Items from a data source:
+++

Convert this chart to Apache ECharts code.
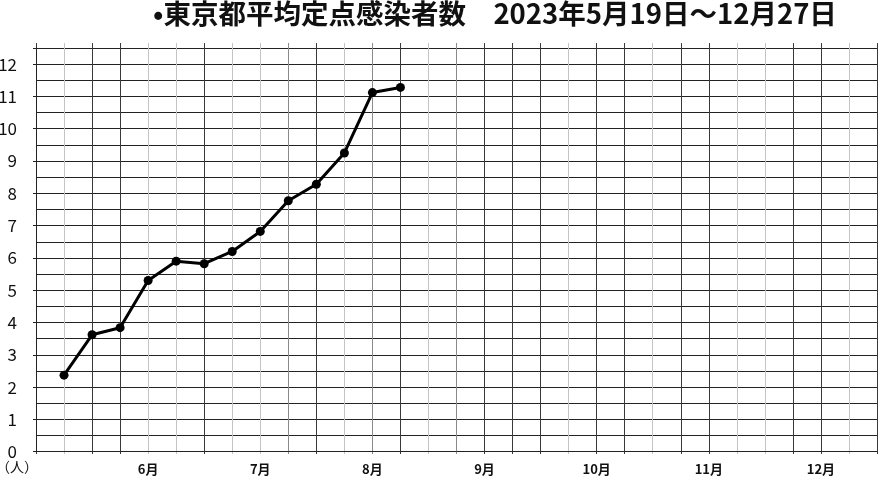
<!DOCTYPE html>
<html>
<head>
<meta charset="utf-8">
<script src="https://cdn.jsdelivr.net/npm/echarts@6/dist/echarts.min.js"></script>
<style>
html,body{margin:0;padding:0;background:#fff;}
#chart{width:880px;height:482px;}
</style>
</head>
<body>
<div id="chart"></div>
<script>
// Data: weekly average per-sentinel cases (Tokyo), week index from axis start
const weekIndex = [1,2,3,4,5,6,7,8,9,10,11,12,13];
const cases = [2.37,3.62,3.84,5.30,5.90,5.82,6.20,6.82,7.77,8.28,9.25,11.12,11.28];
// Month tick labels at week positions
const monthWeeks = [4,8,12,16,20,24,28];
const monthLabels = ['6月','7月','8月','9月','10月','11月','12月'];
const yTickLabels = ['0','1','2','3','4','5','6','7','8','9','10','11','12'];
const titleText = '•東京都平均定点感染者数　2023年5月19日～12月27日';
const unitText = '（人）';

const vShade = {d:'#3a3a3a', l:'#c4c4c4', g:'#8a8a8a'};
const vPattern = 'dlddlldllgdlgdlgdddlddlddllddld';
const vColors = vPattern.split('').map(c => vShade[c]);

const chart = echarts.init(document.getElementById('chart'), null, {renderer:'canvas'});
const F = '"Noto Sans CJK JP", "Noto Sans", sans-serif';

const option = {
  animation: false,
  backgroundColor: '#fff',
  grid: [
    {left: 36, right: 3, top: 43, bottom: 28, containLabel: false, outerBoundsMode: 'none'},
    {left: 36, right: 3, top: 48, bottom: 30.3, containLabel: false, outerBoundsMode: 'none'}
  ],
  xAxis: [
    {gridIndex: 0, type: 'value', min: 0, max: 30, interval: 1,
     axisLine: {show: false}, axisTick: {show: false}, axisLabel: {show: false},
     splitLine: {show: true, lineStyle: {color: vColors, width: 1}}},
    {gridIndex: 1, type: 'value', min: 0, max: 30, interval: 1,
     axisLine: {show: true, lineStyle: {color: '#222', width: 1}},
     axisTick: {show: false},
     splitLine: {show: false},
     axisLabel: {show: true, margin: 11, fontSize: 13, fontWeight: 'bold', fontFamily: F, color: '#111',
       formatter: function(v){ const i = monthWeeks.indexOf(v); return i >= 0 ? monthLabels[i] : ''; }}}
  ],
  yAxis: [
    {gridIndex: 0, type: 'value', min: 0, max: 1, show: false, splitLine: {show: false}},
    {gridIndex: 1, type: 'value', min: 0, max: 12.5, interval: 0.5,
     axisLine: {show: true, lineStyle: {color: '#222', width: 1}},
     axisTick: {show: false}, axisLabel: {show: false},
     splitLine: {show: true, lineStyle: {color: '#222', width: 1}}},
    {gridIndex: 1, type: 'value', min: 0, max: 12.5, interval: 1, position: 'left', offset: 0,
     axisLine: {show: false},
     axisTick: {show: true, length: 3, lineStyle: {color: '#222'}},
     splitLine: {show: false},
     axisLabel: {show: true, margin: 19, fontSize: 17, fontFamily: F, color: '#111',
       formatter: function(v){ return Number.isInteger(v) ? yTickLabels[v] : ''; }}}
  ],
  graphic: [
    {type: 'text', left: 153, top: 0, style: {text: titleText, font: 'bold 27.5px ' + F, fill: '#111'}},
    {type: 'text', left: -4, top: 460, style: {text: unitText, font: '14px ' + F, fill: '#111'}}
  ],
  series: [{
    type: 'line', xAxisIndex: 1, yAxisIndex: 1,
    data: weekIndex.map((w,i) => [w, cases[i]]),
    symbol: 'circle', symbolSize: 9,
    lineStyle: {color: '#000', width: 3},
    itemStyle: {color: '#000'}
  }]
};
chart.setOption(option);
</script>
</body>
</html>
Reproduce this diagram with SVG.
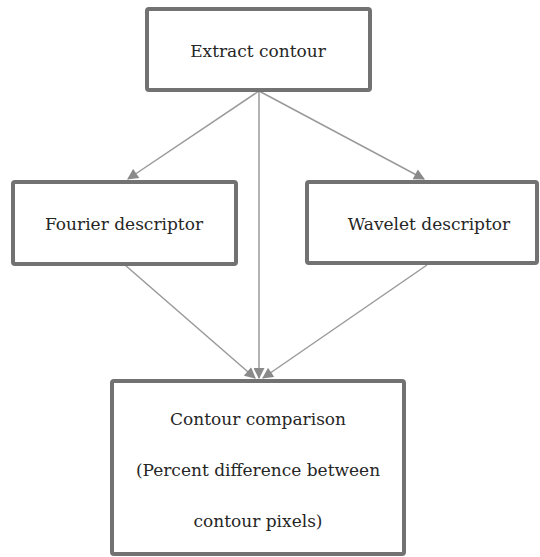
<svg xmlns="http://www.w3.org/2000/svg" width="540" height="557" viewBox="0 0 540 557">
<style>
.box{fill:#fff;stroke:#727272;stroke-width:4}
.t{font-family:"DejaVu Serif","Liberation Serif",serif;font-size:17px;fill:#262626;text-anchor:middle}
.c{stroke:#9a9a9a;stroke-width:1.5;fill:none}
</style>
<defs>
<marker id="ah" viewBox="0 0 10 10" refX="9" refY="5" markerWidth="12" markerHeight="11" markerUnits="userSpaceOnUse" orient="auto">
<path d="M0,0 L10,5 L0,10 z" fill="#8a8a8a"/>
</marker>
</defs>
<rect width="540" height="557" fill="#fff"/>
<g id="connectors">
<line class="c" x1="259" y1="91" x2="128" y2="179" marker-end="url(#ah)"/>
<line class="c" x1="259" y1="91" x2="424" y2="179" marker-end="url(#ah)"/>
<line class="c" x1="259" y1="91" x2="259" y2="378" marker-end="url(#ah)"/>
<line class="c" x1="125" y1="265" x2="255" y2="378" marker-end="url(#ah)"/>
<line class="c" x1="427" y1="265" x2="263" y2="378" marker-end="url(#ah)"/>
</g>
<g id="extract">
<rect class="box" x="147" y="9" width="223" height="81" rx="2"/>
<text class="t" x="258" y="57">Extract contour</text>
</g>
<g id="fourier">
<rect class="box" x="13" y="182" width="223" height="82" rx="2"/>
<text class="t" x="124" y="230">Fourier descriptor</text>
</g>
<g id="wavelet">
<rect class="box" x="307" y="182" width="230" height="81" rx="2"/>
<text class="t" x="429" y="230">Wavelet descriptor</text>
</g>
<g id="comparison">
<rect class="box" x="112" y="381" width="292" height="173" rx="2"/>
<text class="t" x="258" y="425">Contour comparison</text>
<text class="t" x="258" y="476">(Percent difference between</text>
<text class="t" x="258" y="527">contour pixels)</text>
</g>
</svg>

+++

[Short task]
Copy nothing past the line containing "const unitText = '（人）';": reproduce every line from the start of the records up to it, skipping pictures.

[Answer to the problem]
Convert this chart to Apache ECharts code.
<!DOCTYPE html>
<html>
<head>
<meta charset="utf-8">
<script src="https://cdn.jsdelivr.net/npm/echarts@6/dist/echarts.min.js"></script>
<style>
html,body{margin:0;padding:0;background:#fff;}
#chart{width:880px;height:482px;}
</style>
</head>
<body>
<div id="chart"></div>
<script>
// Data: weekly average per-sentinel cases (Tokyo), week index from axis start
const weekIndex = [1,2,3,4,5,6,7,8,9,10,11,12,13];
const cases = [2.37,3.62,3.84,5.30,5.90,5.82,6.20,6.82,7.77,8.28,9.25,11.12,11.28];
// Month tick labels at week positions
const monthWeeks = [4,8,12,16,20,24,28];
const monthLabels = ['6月','7月','8月','9月','10月','11月','12月'];
const yTickLabels = ['0','1','2','3','4','5','6','7','8','9','10','11','12'];
const titleText = '•東京都平均定点感染者数　2023年5月19日～12月27日';
const unitText = '（人）';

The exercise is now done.